Comme à l'accoutumée, je n'y croyais pas trop, bien sûr, mais je ne voyais pas, à part moi, qui elle eût pu fixer ainsi - et, autre aspect des choses, avec quelle sidérante douceur -, à quelque cinq mètres de distance, au sein d'un groupe, d'ailleurs épars, d'où j'émergeais distinctement, environné que j'étais au large de physionomies trop immatures pour qu'elles eussent pu, à mon sens, recueillir une telle marque d'attention.
[...] cette fois, elle m'épingla un quart de seconde.
Or c'était, ce quart de seconde, un de ces quarts de seconde qui comptent dans une vie, qui se comptent, ou se décomptent, tant il est vrai que les autres passent, mort-nés, pas même distincts de leurs confrères, à peine successifs, dans cette sensation de globalité qui emporte les jours ordinaires - presque tous, en fait.
[...]
[...]
[...]
Et donc c'est cette femme que j'atteignais, maintenant, n'attendant plus Marge, ne me posant plus la question, latente toutefois, de savoir si Marge allait paraître, ou si elle avait paru. Je n'avais d'yeux que pour cette femme qui semblait m'attendre, elle, réellement, comme je l'avais attendue, sans doute, comme j'avais attendu toutes les femmes, y compris Anne Lebedel, oui, dans mon grand appartement, d'ailleurs il me faudrait dire un mot de plus, maintenant, sur cet appartement, car voilà que tout se précipite, que tout se précipitait, allons donc à la ligne, on y verra plus clair."
Pages 63 à 73.

Je ne suis pas amateur de roman, pourtant je l'ai adoré. Je me suis enfouie dans ces pages avec un vrai bonheur. Je peux utiliser ici ce verbe que j'aime : je jubilais.
 
"L'histoire tient tout entière (cette histoire-là et celles de tous les autres livres de Christian Oster) dans cette petite phrase de la page 159 : “ Je n'avais plus besoin de moi. ” Avec ce septième roman aux Éditions de Minuit, Oster insiste, il creuse son sillon (non, pas du tout, ce n'est jamais le même livre, allez-y, vous, creusez-en des sillons, vous verrez bien ce qu'on trouve, des couches successives, des raisons de désespérer, de continuer à creuser, jamais les mêmes choses, du vertige, et cette fois il le creuse jusqu'au gouffre, vous verrez), le même sillon, donc, un type s'efface et raconte le presque vide, le presque rien, le peu qui reste, le peu qu'il sauve, ces quatre grammes d'humanité qui font qu'on ne disparaît pas totalement. Il s'efface, ce n'est pas un mot au hasard, il se gomme, systématiquement, il prend les mots les uns après les autres, se convainc de leur vanité, de leur vacuité, et les biffe, pour qu'il n'en reste rien, mais ce rien pèse, il est consciencieusement exhaustif, imprenable, toujours assez fiévreux pour faire de cette angoisse si légère (aérienne à force d'humour têtu) un livre magnifique."

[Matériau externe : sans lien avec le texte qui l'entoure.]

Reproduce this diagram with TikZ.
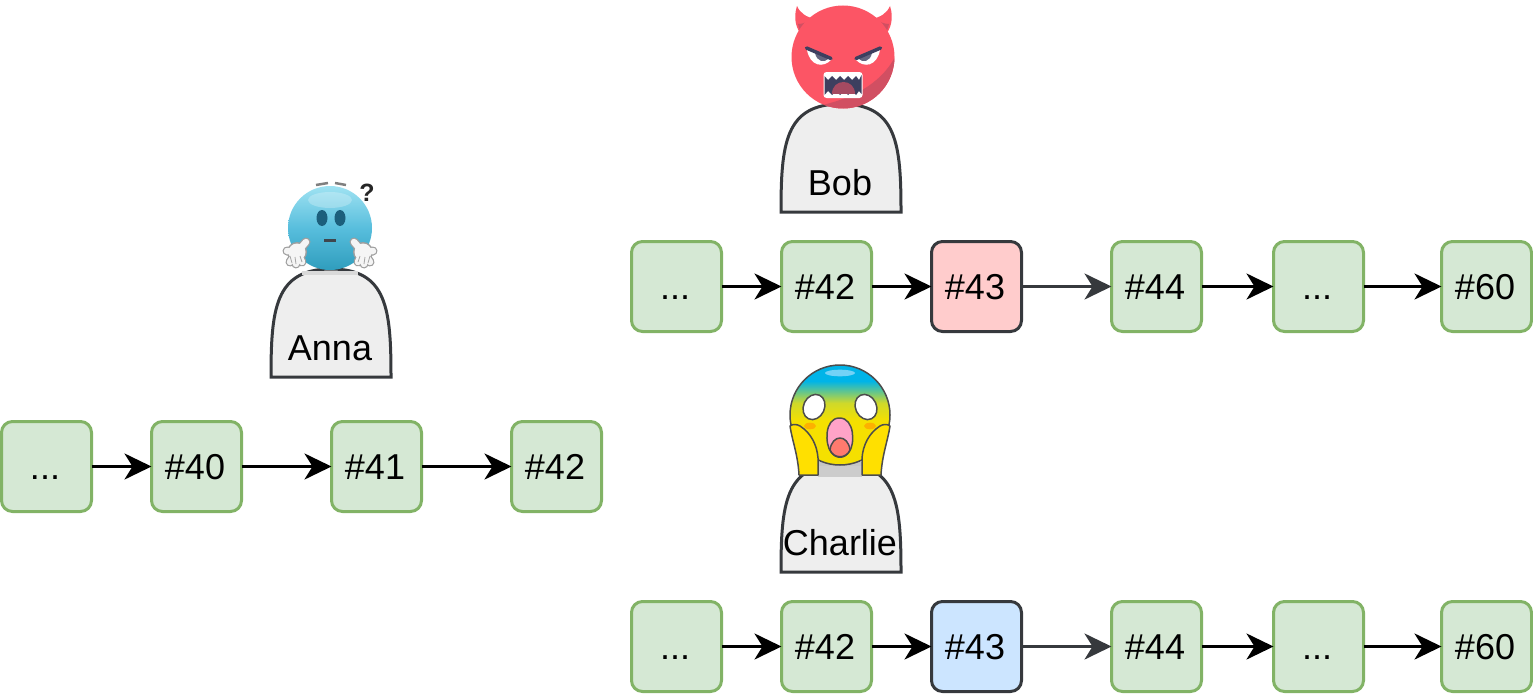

 Jean-Baptiste Harang, Libération, septembre 1999.
 
"L'hésitation, le remords dans l'écriture, traduisent le trouble de l'homme, son trouble face à ce qui est nouveau, qui naît, tel le sentiment amoureux ou filial. La chute des chapitres – et le terme stylistique n'est pas fortuit – désoriente le lecteur, ou plutôt l'oriente dans une direction inattendue qui correspond à ce que ressent le héros narrateur.
Rien de gratuit ni de facile non plus dans l'art de la digression. Celle-ci suscite l'attente du lecteur, retarde le moment de savoir, mais elle dit aussi la vérité de l'expérience, qui est toute contenue dans le temps dilaté. S'égarer dans les détails, c'est aussi se trouver et Petit Poucet Oster a définitivement perdu les cailloux qui balisent son chemin.
Mon grand appartement est sans doute un aboutissement dans l'œuvre d'Oster."
 Norbert Czarny, La Quinzaine Littéraire, septembre 1999.

"On rit, jusqu'au vertige, du spectacle. On y participe. On n'en revient pas."